We know that Betty and Don are miserable, but they’re both pretty good at outwardly keeping up appearances. It’s not until Marriage of Figaro that we see the facade of their happy family routine wearing down.
March 24, 2008 at 2:23 pm
This is all interesting. Mona also deals with a very difficult, depressed, eating disordered daughter, (and seems to think that both a psychiatrist and a haircut will help).
But it was still pretty cold.
March 24, 2008 at 2:51 pm
Or, it could be the patrician, “We just don’t talk about such things” face.
There is a psychiatrist who has written a book called “Bush on the Couch: Inside the Mind of the President.”
http://www.amazon.com/Bush-Couch-Rev-Ed-President/dp/006143065X/ref=pd_bbs_sr_1?ie=UTF8&s=books&qid=1206388095&sr=8-1
There is an anecdote about how George HW & Barbara had another child, who died of leukemia at a young age. There was no funeral, and no discussion. The child went to the hospital one day, and didn’t come back. The next day the parents played golf.
This is horrifying, and obviously deeply dysfunctional. I am not saying that the rich all behave this way. But the don’t-talk-about-it, don’t-mourn paradigm is certainly part of the upper crust (here taken to an insane extreme).
So Mona is not as crazy or mean as Barbara Bush, but perhaps she comes from the same stock.
March 24, 2008 at 3:04 pm
Except I think that a child who dies in infancy is on a different scale in terms of denial and trauma than a dead parent (especially when one is already out of adulthood).
I buy the explanation that Mona was feeling Betty’s neediness too intensely but it was still a cold reaction.
March 24, 2008 at 3:34 pm
I tend to agree with Deborah on this; that it was cultural. I don’t like it, but I think it’s the bulk of what’s going on.
Remember, the theme of the season is Denial, and the theme of the episodes is Not Discussing Our Business. Betty really pushes everyone’s buttons.
And of course, everyone sets their own rules in their own moments. Mona is the one talking about Margaret needing a psychiatrist. (Or maybe it’s Roger, but it doesn’t seem stifled.)
March 24, 2008 at 4:13 pm
Didn’t Don say, about that very same dinner, that he was taught it wasn’t polite to talk about oneself? Maybe Mona was trying to cover Betty’s “gaffe.”

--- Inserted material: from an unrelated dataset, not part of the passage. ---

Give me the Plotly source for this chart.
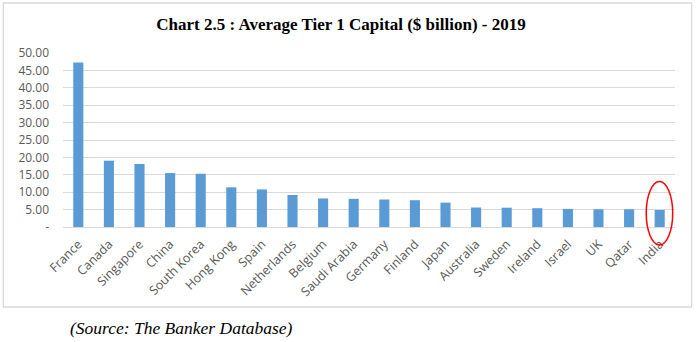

But geez Pete, people still should say “I’m sorry”!
March 24, 2008 at 4:15 pm
is all I’m saying.
March 24, 2008 at 9:42 pm
Okay here it is.
Mona was very nice about applying the lipstick; did not seem put out in any way. Complimented her lips and made a comment about it’s easy to see, with those lips, how you hold on to a man like Don.
When Betty says that her mother died, Mona held her gaze with a compassionate look, (sort of a sympathetic smirk) but with no words or intention of saying any. There was not a ton of time, but she was not speaking. But neither was she cold.
M’Kay?
March 25, 2008 at 7:37 am
FYI – today’s NY Post quotes an AMC source that the S2 will start mid-July.